Using this, we can find how the interaction picture states are defined. To do this, we again return to the expectation values and get

\[\begin{align} \bra{\psi_S(t)}\hat{A}_S\ket{\psi_S(t)} ={}&\bra{\psi_I(t)}\hat{A}_I(t) \ket{\psi_I(t)} \\ \bra{\psi_S(0)}e^{i\hat{H}t/\hbar} \hat{A}_S e^{-i\hat{H}t/\hbar}\ket{\psi_S(0)} ={}& \bra{\psi_I(t)} e^{i\hat{H}_0t/\hbar}\hat{A}_S e^{-i\hat{H}_0t/\hbar} \ket{\psi_I(t)} \\ \end{align}\]

from which we conclude that

\[\begin{equation} e^{-i\hat{H}t/\hbar}\ket{\psi_S(0)} = e^{-i\hat{H}_0t/\hbar}\ket{\psi_I(t)},\qquad \ket{\psi_I(t)} = e^{i\hat{H}_0t/\hbar}e^{-i\hat{H}t/\hbar} \ket{\psi_S(0)}. \end{equation}\]

so calculating the time evolved interaction picture operators is much easier than calculating the time evolved interaction picture state. This also gives us the relationship between the Heisenberg and interaction picture operators:

\[\begin{equation} \hat{A}_I(t) = e^{i\hat{H}_0t/\hbar}e^{-i\hat{H}t/\hbar} \hat{A}_H(t) e^{i\hat{H}t/\hbar} e^{-i\hat{H}_0t/\hbar} \end{equation}\]
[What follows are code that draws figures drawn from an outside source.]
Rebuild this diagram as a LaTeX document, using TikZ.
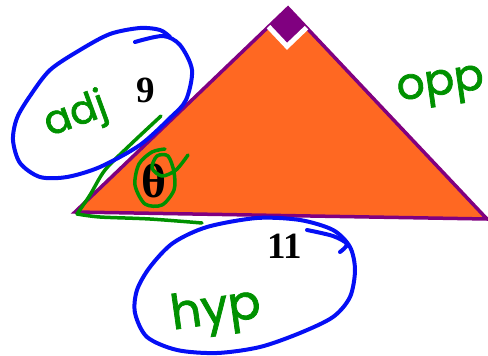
\documentclass[tikz,border=0pt]{standalone}
\usepackage{fontspec}
\newfontfamily\handfont{Poppins}[FakeBold=1.6]
\newfontfamily\numfont{Liberation Serif}
\usepackage{tikz}
\usetikzlibrary{calc}
\definecolor{triorange}{RGB}{255,104,34}
\definecolor{tripurple}{RGB}{128,0,128}
\definecolor{penblue}{RGB}{5,15,245}
\definecolor{pengreen}{RGB}{0,145,0}

\begin{document}
\begin{tikzpicture}[x=1pt, y=-1pt,
  edge/.style={draw=tripurple, line width=3.5pt},
  bluepen/.style={draw=penblue, line width=4pt, line cap=round, line join=round},
  greenpen/.style={draw=pengreen, line width=3.5pt, line cap=round, line join=round},
  hand/.style={text=pengreen, inner sep=0pt, font=\handfont\fontsize{40}{40}\selectfont},
  side/.style={inner sep=0pt, font=\numfont\bfseries\fontsize{37}{37}\selectfont}]
  \useasboundingbox (0,0) rectangle (488,356);

  % Triangle: theta at A, right angle at B
  \coordinate (A) at (75,212);
  \coordinate (B) at (288,8);
  \coordinate (C) at (487,219);
  \fill[triorange] (A) -- (B) -- (C) -- cycle;
  \draw[edge] (A) -- (B) -- (C) -- cycle;

  % Right angle mark
  \coordinate (Ba) at ($(B)!27pt!(A)$);
  \coordinate (Bc) at ($(B)!27pt!(C)$);
  \coordinate (Bd) at ($(Ba)+(Bc)-(B)$);
  \fill[tripurple] (B) -- (Ba) -- (Bd) -- (Bc) -- cycle;
  \draw[white, line width=5pt] (Ba) -- (Bd) -- (Bc);

  % Side lengths
  \node[side] (adjlen) at (146,90) {9};
  \node[side] (hyplen) at (285,246) {11};

  % Angle
  \node[inner sep=0pt, font=\numfont\bfseries\fontsize{48}{48}\selectfont] (theta) at (154,181) {θ};
  \draw[greenpen] plot[smooth] coordinates {(188,155) (176,170) (162,176) (152,168) (157,156)
    (168,156) (174,172) (174,190) (162,205) (145,204) (135,185) (139,164) (152,152) (165,149)};

  % Green marks along the adjacent leg
  \draw[greenpen] plot[smooth, tension=0.5] coordinates {(161,116) (130,145) (105,170) (90,195) (77,214)};
  \draw[greenpen] plot[smooth, tension=0.5] coordinates {(77,214) (100,217) (150,219) (202,223)};

  % Loops round the labels
  \draw[bluepen] plot[smooth] coordinates {(135,42) (163,36) (180,45) (192,70) (186,100) (170,118)
    (140,145) (100,167) (67,177) (40,177) (20,163) (13,140) (17,118) (30,96) (50,70) (80,50)
    (110,34) (140,28) (160,30) (170,37)};
  \draw[bluepen] plot[smooth] coordinates {(307,230) (333,236) (347,244) (340,252)};
  \draw[bluepen] plot[smooth cycle] coordinates {(257,218) (300,220) (333,230) (350,247) (355,270)
    (350,297) (333,317) (300,333) (260,347) (217,353) (177,350) (147,337) (135,313) (137,290)
    (150,267) (173,243) (207,227)};

  % Side names
  \node[hand, rotate=20] (adj) at (76,116) {adj};
  \node[hand, rotate=8, font=\handfont\fontsize{44}{44}\selectfont] (opp) at (441,88) {opp};
  \node[hand, rotate=8, font=\handfont\fontsize{48}{48}\selectfont] (hyp) at (216,312) {hyp};
\end{tikzpicture}
\end{document}
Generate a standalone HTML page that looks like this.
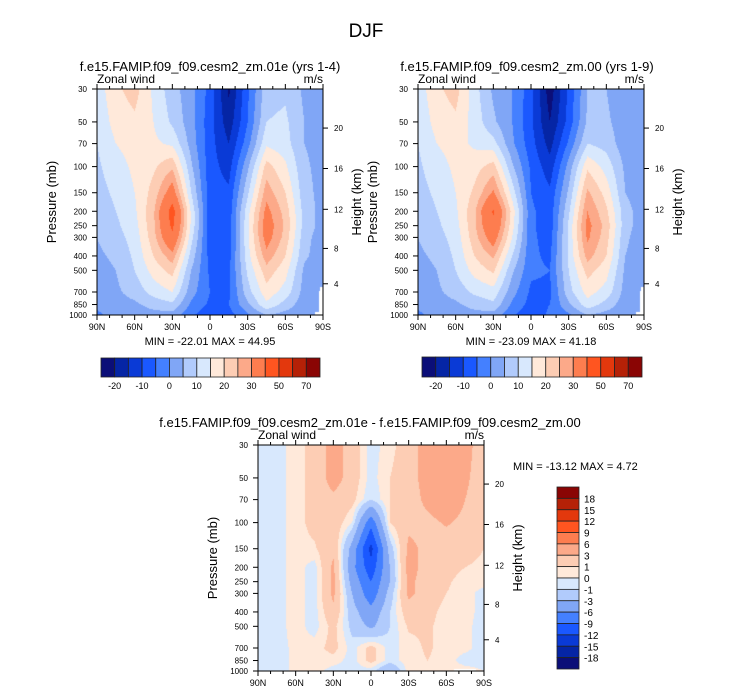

We can find the time evolution operator in the interaction picture by writing

\[\begin{align} \ket{\psi_I(t')} ={}& e^{i\hat{H}_0t'/\hbar}e^{-i\hat{H}t'/\hbar} \ket{\psi_S(0)}\\ \ket{\psi_S(0)} ={}& e^{i\hat{H}t/\hbar}e^{-i\hat{H}_0t/\hbar}\ket{\psi_I(t)} \end{align}\]

which allows us to plug the second equation into the first, and find

\[\begin{align} \ket{\psi_I(t')} = e^{i\hat{H}_0t'/\hbar} e^{-i\hat{H}(t'-t)/\hbar} e^{-i\hat{H}_0t/\hbar} \ket{\psi_I(t)} \end{align}\]

and therefore we find that

\[\begin{equation} \hat{U}_I(t',t) = e^{i\hat{H}_0t'/\hbar} e^{-i\hat{H}(t'-t)/\hbar} e^{-i\hat{H}_0t/\hbar} \end{equation}\]